- Genre: Reality television
- Starring: Cuppie Bragg; Marissa Gialousis; Haley Grable; Mack McKenzie; Summer Mitchell; Olivia Mullins; Brianna Murphy; Ali Myers; Shiva Pishdad; Melanie Posner; Nelly Ramirez; Jordan Whitley;
- Country of origin: United States
- Original language: English
- No. of seasons: 1
- No. of episodes: 8

Production
- Executive producers: Jeff Altrock; Melissa Bidwell; Paul O'Malley; Reinout Oerlemans; Ross Weintraub;
- Production locations: Tampa Bay, Florida; St. Petersburg, Florida;
- Editors: Sax Eno; Bryan Sandlin;
- Production companies: 3 Ball Productions; 3BMG; Amazon Studios;

Original release
- Network: Amazon Prime Video
- Release: November 5, 2021

= Tampa Baes =

American reality television series

Tampa Baes is an American reality television series about a group of lesbian friends in Tampa Bay, Florida. It premiered on November 5, 2021, on Amazon Prime Video.

==Cast==
- Cuppie Bragg
- Marissa Gialousis
- Haley Grable
- Mack McKenzie
- Summer Mitchell
- Olivia Mullins
- Brianna Murphy
- Ali Myers
- Shiva Pishdad
- Melanie Posner
- Nelly Ramirez
- Jordan Whitley

==Episodes==

| No. | Title | Original release date |
| 1 | "Y2BAE" | 5 November 2021 |
Brianna and Haley plan a Y2K-themed birthday party, but rival couple Summer and Marissa may be looking to crash the party. Cuppie and Shiva consider taking their relationship to the next level.
| 2 | "The Best Ships Are Friendships" | 5 November 2021 |
Hidden rivalries are revealed. Olivia's hard partying ways catch up to her, forcing Mel to come to her rescue.
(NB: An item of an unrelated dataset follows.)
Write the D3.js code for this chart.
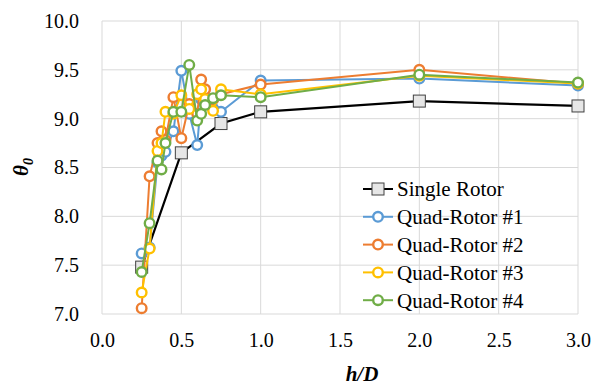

Marissa and Summer plan on moving in with Marissa's parents while their house is under construction. Cuppie plans a group tiki cruise.
| 3 | "Baes Overboard" | 5 November 2021 |
The rivalry between Brianna and Haley and Summer and Marissa carries over to a group softball game. Jordan struggles with how to come out to her grandparents.
| 4 | "Battle of the Baes" | 5 November 2021 |
Summer confronts Haley with shocking information about Brianna. Nelly looks for closure with her family as they struggle with her coming out. Olivia is unsure if her new romance is just a fling.
| 5 | "Choose-A-Bae" | 5 November 2021 |
Summer and Marissa's rivalry with Brianna and Haley continues. Cuppie tries to get her anxiety under control. Shiva has a crush on Reide. Summer gives Nelly an ultimatum.
| 6 | "I Got You, Bae" | 5 November 2021 |
Mel bonds with Cuppie and plans a fun day out. Mack tries to help Haley repair her relationship with organized religion. Marissa and Summer look to move into their remodeled house sooner than planned.
| 7 | "The Family Bae" | 5 November 2021 |
Cuppie tries to get all the Baes to be on good terms. Summer is visited by her parents, and shares her Native American history with Marissa. Haley finds out why Brianna is resistant to getting married.
| 8 | "Bae Pride" | 5 November 2021 |
The Baes make plans to celebrate Pride. Marissa asks Jordan to help her plan the perfect engagement for Summer. Haley begins to question her relationship with Brianna.

==Production==
The series began filming in March 2021 and wrapped up in June 2021. The show's cast were in the same social circle before filming began. Melissa Bidwell is the showrunner.

==Release==
The series was announced in July 2021. All eight episodes of the series were released on Prime Video on November 5, 2021.